▶ **Description of the task**
The lines from the top of the material below through the line containing "color: '#000', width: 1.3" are to be printed exactly, with pictures omitted.

◇ ◇ ◇ ◇ ◇ ◇ ◇

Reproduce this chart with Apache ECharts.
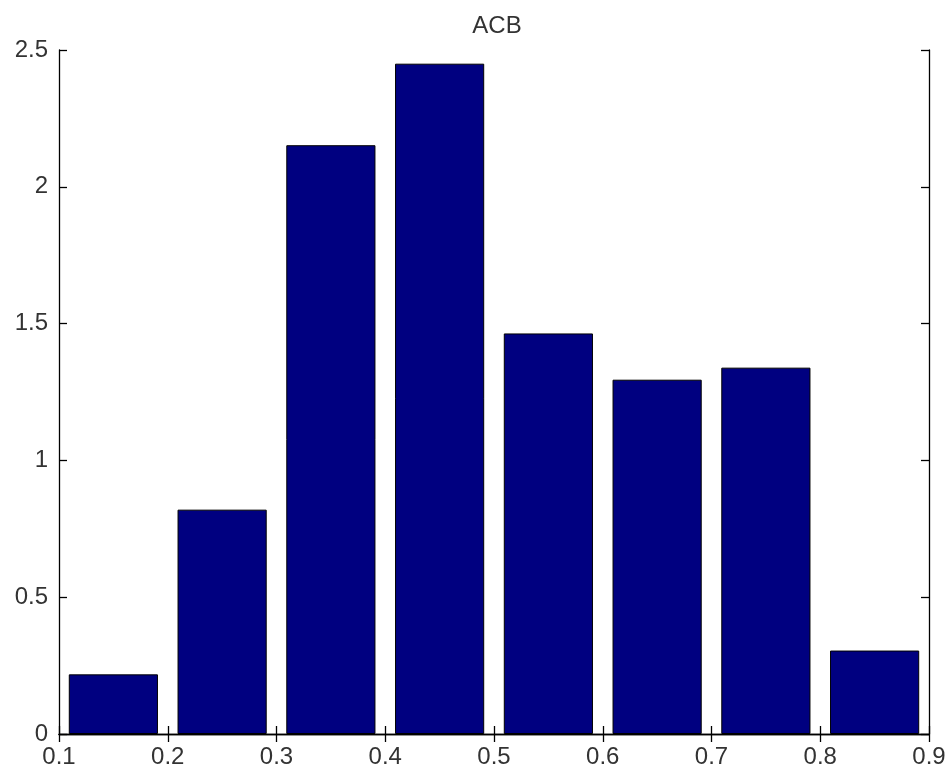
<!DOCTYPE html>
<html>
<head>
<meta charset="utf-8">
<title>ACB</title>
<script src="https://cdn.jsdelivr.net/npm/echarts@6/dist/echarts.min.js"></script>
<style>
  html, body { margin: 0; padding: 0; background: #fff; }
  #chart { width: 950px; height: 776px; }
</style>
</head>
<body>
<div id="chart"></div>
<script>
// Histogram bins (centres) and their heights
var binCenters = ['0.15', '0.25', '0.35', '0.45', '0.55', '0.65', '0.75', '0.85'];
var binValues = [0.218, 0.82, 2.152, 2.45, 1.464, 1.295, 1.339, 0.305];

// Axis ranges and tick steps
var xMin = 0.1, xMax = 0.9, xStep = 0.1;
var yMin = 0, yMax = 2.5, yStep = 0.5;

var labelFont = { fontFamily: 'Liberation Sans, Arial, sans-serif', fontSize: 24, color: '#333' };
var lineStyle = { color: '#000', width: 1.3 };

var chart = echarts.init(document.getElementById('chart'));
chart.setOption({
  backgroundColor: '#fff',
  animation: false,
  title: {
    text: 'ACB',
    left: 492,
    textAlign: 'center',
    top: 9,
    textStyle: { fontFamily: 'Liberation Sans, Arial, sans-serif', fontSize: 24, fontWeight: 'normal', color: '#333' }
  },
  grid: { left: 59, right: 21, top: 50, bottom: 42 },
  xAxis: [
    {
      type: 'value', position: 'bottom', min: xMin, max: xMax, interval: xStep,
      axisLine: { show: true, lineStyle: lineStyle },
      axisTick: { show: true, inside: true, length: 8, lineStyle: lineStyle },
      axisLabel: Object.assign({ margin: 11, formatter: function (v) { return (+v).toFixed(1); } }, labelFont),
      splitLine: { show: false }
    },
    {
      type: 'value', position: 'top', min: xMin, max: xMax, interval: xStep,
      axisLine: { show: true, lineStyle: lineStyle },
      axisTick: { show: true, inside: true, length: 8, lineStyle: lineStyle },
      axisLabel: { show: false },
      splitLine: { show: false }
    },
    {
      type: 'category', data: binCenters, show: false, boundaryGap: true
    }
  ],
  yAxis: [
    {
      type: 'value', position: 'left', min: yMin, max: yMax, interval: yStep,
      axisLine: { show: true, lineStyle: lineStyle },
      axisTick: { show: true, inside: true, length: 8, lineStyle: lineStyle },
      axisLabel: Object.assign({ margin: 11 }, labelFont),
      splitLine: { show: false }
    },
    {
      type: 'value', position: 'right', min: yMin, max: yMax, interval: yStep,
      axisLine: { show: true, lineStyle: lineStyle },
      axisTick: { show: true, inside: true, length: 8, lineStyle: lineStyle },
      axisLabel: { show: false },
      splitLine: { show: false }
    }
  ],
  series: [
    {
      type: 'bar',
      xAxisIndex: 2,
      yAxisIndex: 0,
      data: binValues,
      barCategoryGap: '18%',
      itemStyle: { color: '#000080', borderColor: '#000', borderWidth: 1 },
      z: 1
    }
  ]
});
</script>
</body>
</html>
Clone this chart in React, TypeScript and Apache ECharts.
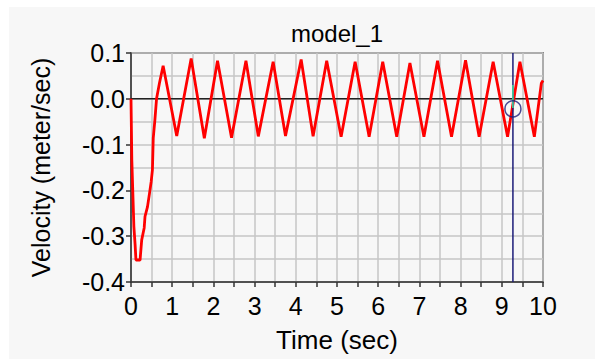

◇ ◇ ◇ ◇ ◇ ◇ ◇

▶ **Result for this exercise**
Reproduce this chart with Apache ECharts.
<!DOCTYPE html>
<html>
<head>
<meta charset="utf-8">
<title>ACB</title>
<script src="https://cdn.jsdelivr.net/npm/echarts@6/dist/echarts.min.js"></script>
<style>
  html, body { margin: 0; padding: 0; background: #fff; }
  #chart { width: 950px; height: 776px; }
</style>
</head>
<body>
<div id="chart"></div>
<script>
// Histogram bins (centres) and their heights
var binCenters = ['0.15', '0.25', '0.35', '0.45', '0.55', '0.65', '0.75', '0.85'];
var binValues = [0.218, 0.82, 2.152, 2.45, 1.464, 1.295, 1.339, 0.305];

// Axis ranges and tick steps
var xMin = 0.1, xMax = 0.9, xStep = 0.1;
var yMin = 0, yMax = 2.5, yStep = 0.5;

var labelFont = { fontFamily: 'Liberation Sans, Arial, sans-serif', fontSize: 24, color: '#333' };
var lineStyle = { color: '#000', width: 1.3 };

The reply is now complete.